Ainsi, les habitants de Tam, capitale de l’Algérie, en dignes héritiers de leurs aïeux respectueux de la nature et de l’environnement, ont le devoir d’imprimer à la nation, un nouveau modèle de développement alliant modernité et traditions et basé sur l’équilibre pour éviter :
– la surexploitation des ressources naturelles et du sol : agriculture extensive plutôt qu’intensive (larges étendues), usage modéré d’engrais, pas de pesticides (terres exemptes de bactéries et d’insectes existant dans le nord) pour un label “ultra-bio” de la production agricole du grand sud. Celle-ci devra être accompagnée et encadrée par des instituts de recherches en agronomie dans le milieu saharien.
– la pollution : impératifs collecte et recyclage des déchets ; transports urbains électriques ou hybrides (tramway, bus, taxis, etc)
– la sururbanisation avec des immeubles enlaidaissant le paysage, et le béton qui envahit toute étendue au détriment d’espaces verts si salutaires, particulièrement dans ce milieu (ce qui devrait être accueilli avec par les Tamanrassetois avec enthousiasme, conscients de l’importance la verdure, des arbres, etc)
– la surpopulation : Tamanrasset ne peut se développer démesurément sans déstabiliser l’équilibre précaire de la ville,
– la surconsommation d’énergie carbonée : développer Tamanrasset en pôle régional dans les énergies renouvelables sous toutes ses déclinaisons ; utilisation de matériaux isolants pour la construction, etc
– le gaspillage, notamment de la denrée précieuse de l’eau (récupération et assainissement des eaux usées, etc),
Loin d’être une lubie ou un luxe, ce mode de comportement soucieux de l’environnement étant vital pour leur pérennité, les habitants de Tamanrasset ne doivent pas perdre de vue que la lutte contre les assauts du désert est un combat perpétuel.
De la même manière, un modèle d’éco-tourisme doit être développé pour préserver l’équilibre de l’éco-système local.
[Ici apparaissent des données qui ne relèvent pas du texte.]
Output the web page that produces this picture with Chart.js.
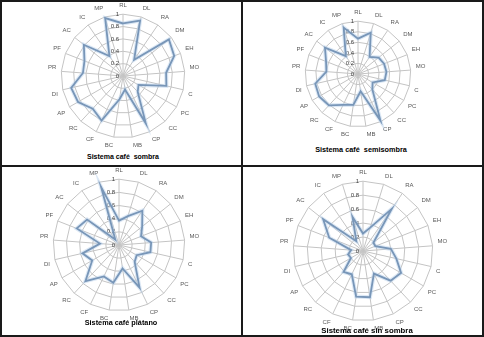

Ainsi, le tourisme intérieur, imprégné de culture éco-citoyenne, devra ouvrir la voie, dans un premier temps, à ce type de tourisme responsable.
Car par-dessus tout, le pire ennemi de cet équilibre fragile en milieu saharien (mais pas seulement) est sans conteste l’avidité et l’irresponsabilité de l’homme. C’est pourquoi le sens du civisme, de la responsabilité et la conscience environnementale doivent être inculqués dès le plus jeune âge. Car la nature, si elle n’est respectée, déploiera toute sa puissance destructrice et révèlera l’insignifiance des créations de l’homme.
Ainsi tout désigne Tamanrasset pour s’ériger en modèle de développement et pour reprendre le flambeau d’Alger, en son temps Mecque des révolutionnaires, faisant de la perle du désert, la capitale du panafricanisme et un phare qui rayonnera sur le toit du monde.